Breakthrough and Consolidation (early 1970s)

The early 1970s saw the style gain broader visibility through groups like Tótem and through the work of the Fattoruso brothers (Hugo and Osvaldo), who brought sophisticated arrangements and jazz‑inflected harmony to the idiom. The style’s calling card was its rhythmic identity: a two‑bar, clave‑like candombe pulse articulated by the three drums or by drum set/percussion, with bass lines that converse with the “piano” drum’s tumbling accents.

Challenges and Diaspora

Following the 1973 civic‑military dictatorship in Uruguay, many musicians went into exile, scattering to Argentina, Brazil, and the United States. In this period, the candombe groove cross‑pollinated with jazz fusion via projects such as Opa, and artists like Rubén Rada continued to evolve the language abroad. Although commercial pressures and censorship constrained local production, the core aesthetic survived through live performance, recordings abroad, and a strong community of practitioners.

Legacy and Revival

From the 1980s onward, artists such as Jaime Roos and Jorge Galemire helped re‑embed candombe beat in mainstream Uruguayan popular music, influencing generations of rock, pop, and jazz musicians. Reissues, archival projects, and contemporary bands have since renewed international interest, situating candombe beat as a key node in Latin American fusion—an Afro‑diasporic rhythm reimagined in song‑driven forms.

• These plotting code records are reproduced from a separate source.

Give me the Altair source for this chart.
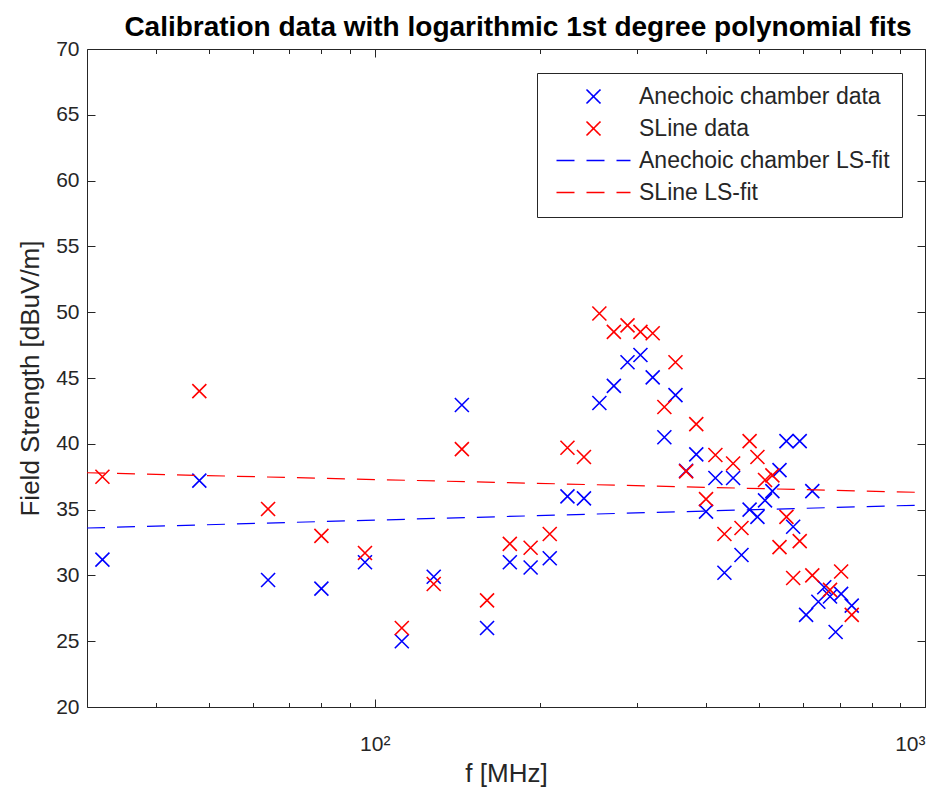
import altair as alt
import pandas as pd

# ---------------- data ----------------
freq_anechoic = [32, 48, 64, 80, 96, 112, 128, 144, 160, 176, 192, 208, 224, 240,
                 256, 272, 288, 304, 320, 336, 352, 368, 384, 400, 416, 432, 448,
                 464, 480, 496, 512, 528, 544, 560, 576, 592, 608, 624, 640, 656,
                 672, 688, 704, 736]
field_anechoic = [31.2, 37.2, 29.65, 29.0, 31.0, 25.0, 29.9, 42.95, 26.0, 31.0, 30.6,
                  31.3, 36.0, 35.85, 43.1, 44.4, 46.2, 46.75, 45.05, 40.5, 43.7, 37.95,
                  39.2, 34.85, 37.4, 30.2, 37.4, 31.55, 35.0, 34.45, 35.7, 36.4, 38.0,
                  40.2, 33.7, 40.2, 27.0, 36.4, 28.0, 29.1, 28.4, 25.7, 28.6, 27.7]

freq_sline = [32, 48, 64, 80, 96, 112, 128, 144, 160, 176, 192, 208, 224, 240,
              256, 272, 288, 304, 320, 336, 352, 368, 384, 400, 416, 432, 448,
              464, 480, 496, 512, 528, 544, 560, 576, 592, 624, 672, 704, 736]
field_sline = [37.5, 44.0, 35.05, 33.0, 31.7, 26.0, 29.35, 39.6, 28.1, 32.4, 32.1,
               33.15, 39.7, 39.0, 49.9, 48.5, 49.0, 48.5, 48.4, 42.8, 46.2, 37.9,
               41.5, 35.8, 39.15, 33.15, 38.5, 33.6, 40.2, 39.0, 37.25, 37.6, 32.15,
               34.45, 29.8, 32.6, 30.0, 28.9, 30.3, 27.0]

fit_freq = [30, 1000]
fit_anechoic = [33.6, 35.35]
fit_sline = [37.8, 36.3]

series_labels = ["Anechoic chamber data", "SLine data",
                 "Anechoic chamber LS-fit", "SLine LS-fit"]
series_colors = ["#0000ff", "#ff0000", "#0000ff", "#ff0000"]

x_major = [100, 1000]
x_minor = [40, 50, 60, 70, 80, 90, 200, 300, 400, 500, 600, 700, 800, 900]
y_ticks = [20, 25, 30, 35, 40, 45, 50, 55, 60, 65, 70]

title_text = "Calibration data with logarithmic 1st degree polynomial fits"
x_title = "f [MHz]"
y_title = "Field Strength [dBuV/m]"

# ---------------- tables ----------------
df_a = pd.DataFrame({"f": freq_anechoic, "v": field_anechoic, "s": series_labels[0]})
df_s = pd.DataFrame({"f": freq_sline, "v": field_sline, "s": series_labels[1]})
df_fa = pd.DataFrame({"f": fit_freq, "v": fit_anechoic, "s": series_labels[2]})
df_fs = pd.DataFrame({"f": fit_freq, "v": fit_sline, "s": series_labels[3]})

# ---------------- styles ----------------
FONT = "Liberation Sans"
TXT = "#262626"
W, H = 838, 658
MAJ, MIN_, YT = 8, 4.5, 8

X_PATH = "M-0.7,-0.7L0.7,0.7M-0.7,0.7L0.7,-0.7"
LINE_PATH = "M-3.7,0L3.7,0"

xscale = alt.Scale(type="log", domain=[30, 1000], nice=False)
yscale = alt.Scale(domain=[20, 70], nice=False, zero=False)

legend = alt.Legend(
    title=None, orient="none", legendX=450, legendY=24,
    strokeColor=TXT, fillColor="white", padding=12,
    labelFont=FONT, labelFontSize=23, labelColor=TXT, labelLimit=500,
    symbolSize=400, symbolStrokeWidth=1.6, symbolOffset=33, labelOffset=34,
    rowPadding=8, symbolFillColor="transparent")
color = alt.Color("s:N", scale=alt.Scale(domain=series_labels, range=series_colors),
                  legend=legend)
shape = alt.Shape("s:N", scale=alt.Scale(domain=series_labels,
                                         range=[X_PATH, X_PATH, LINE_PATH, LINE_PATH]),
                  legend=legend)
dash = alt.StrokeDash("s:N", scale=alt.Scale(domain=series_labels,
                                             range=[[1, 0], [1, 0], [18, 12], [18, 12]]),
                      legend=legend)

common_axis = dict(domain=False, grid=False, tickColor=TXT, tickWidth=1,
                   labelColor=TXT, labelFont=FONT, titleColor=TXT, titleFont=FONT,
                   titleFontWeight="normal")

ax_bottom_major = alt.Axis(orient="bottom", values=x_major, tickSize=MAJ, offset=-MAJ,
                           labelExpr="datum.value == 100 ? '10²' : (datum.value == 1000 ? '10³' : '')",
                           labelFontSize=21, labelPadding=26, title=x_title,
                           titleFontSize=26, titlePadding=6, **common_axis)
ax_bottom_minor = alt.Axis(orient="bottom", values=x_minor, tickSize=MIN_, offset=-MIN_,
                           labels=False, title=None, **common_axis)
ax_top_major = alt.Axis(orient="top", values=x_major, tickSize=MAJ, offset=-MAJ,
                        labels=False, title=None, **common_axis)
ax_top_minor = alt.Axis(orient="top", values=x_minor, tickSize=MIN_, offset=-MIN_,
                        labels=False, title=None, **common_axis)
ax_left = alt.Axis(orient="left", values=y_ticks, tickSize=YT, offset=-YT,
                   labelFontSize=21, labelPadding=8, title=y_title, titleFontSize=26,
                   titlePadding=12, **common_axis)
ax_right = alt.Axis(orient="right", values=y_ticks, tickSize=YT, offset=-YT,
                    labels=False, title=None, **common_axis)

pts_a = alt.Chart(df_a).mark_point(filled=False, size=400, strokeWidth=1.6, opacity=1).encode(
    x=alt.X("f:Q", scale=xscale, axis=ax_bottom_major),
    y=alt.Y("v:Q", scale=yscale, axis=ax_left),
    color=color, shape=shape)

pts_s = alt.Chart(df_s).mark_point(filled=False, size=400, strokeWidth=1.6, opacity=1).encode(
    x=alt.X("f:Q", scale=xscale, axis=ax_bottom_minor),
    y=alt.Y("v:Q", scale=yscale, axis=ax_right),
    color=color, shape=shape)

fit_a = alt.Chart(df_fa).mark_line(strokeWidth=1.2).encode(
    x=alt.X("f:Q", scale=xscale, axis=ax_top_major),
    y=alt.Y("v:Q", scale=yscale, axis=None),
    color=color, strokeDash=dash)

fit_s = alt.Chart(df_fs).mark_line(strokeWidth=1.2).encode(
    x=alt.X("f:Q", scale=xscale, axis=ax_top_minor),
    y=alt.Y("v:Q", scale=yscale, axis=None),
    color=color, strokeDash=dash)

chart = alt.layer(pts_a, pts_s, fit_a, fit_s).resolve_axis(
    x="independent", y="independent"
).properties(
    width=W, height=H,
    background="white",
    title=alt.TitleParams(title_text, font=FONT, fontSize=28, fontWeight="bold",
                          color="#000000", offset=-4, dx=12),
    autosize=alt.AutoSizeParams(type="none"),
    padding={"left": 87, "top": 49, "right": 23, "bottom": 91},
).configure_view(
    stroke=TXT, strokeWidth=1
)

chart.save("out.html", embed_options={"renderer": "svg", "actions": False})
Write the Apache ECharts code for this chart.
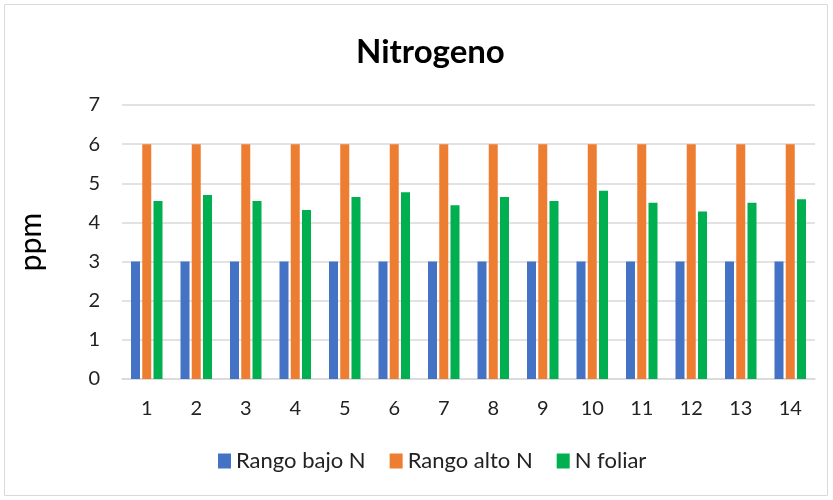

How to make a track in this genre
Rhythm and Groove
•   Start from the candombe drum battery: chico (steady, high, time‑keeping), repique (syncopated calls/improvisations), and piano (low, driving patterns). If tambores aren’t available, orchestrate these roles on drum set plus congas/surdo, preserving the two‑bar candombe cycle. •   Aim for 4/4 at medium tempos (roughly 90–120 BPM). Use a swinging, forward‑leaning feel; place ghost notes and off‑beat accents to evoke street “llamadas.”
Bass and Harmony
•   Write bass lines that lock with the piano drum accents—riff‑like, syncopated, with occasional anticipations on the ‘and’ of 2 or 4. •   Use rock/pop song forms but enrich harmony with jazz/soul colors: major/minor 7ths, 9ths, sus chords, secondary dominants. Modal touches (Dorian/Mixolydian) work well over static vamps.
Melody and Vocals
•   Favor singable, melodic lines with call‑and‑response backing vocals. Lyric themes often blend everyday Montevideo life, Afro‑Uruguayan identity, romance, and social observation. •   Layer tight vocal harmonies (Beatles‑influenced) over the percussive bed to highlight the fusion of local rhythm with international pop aesthetics.
Arrangement and Timbre
•   Core band: tambores (or drum set + auxiliary percussion), electric bass, electric/nylon‑string guitar, vintage keys (Farfisa, Rhodes, Hammond), optional horns (trumpet/sax) for soul/funk colors. •   Guitar parts alternate between percussive muted strums and lyrical lines; keys can double montuno‑like figures or provide sustained pads.
Production Tips
•   Let the drums lead the mix; keep the low‑mid definition of the piano drum/bass relationship clear. Slight tape‑style saturation and room ambience evoke classic recordings. •   Preserve human push‑and‑pull—micro‑timing nuances are central to the feel.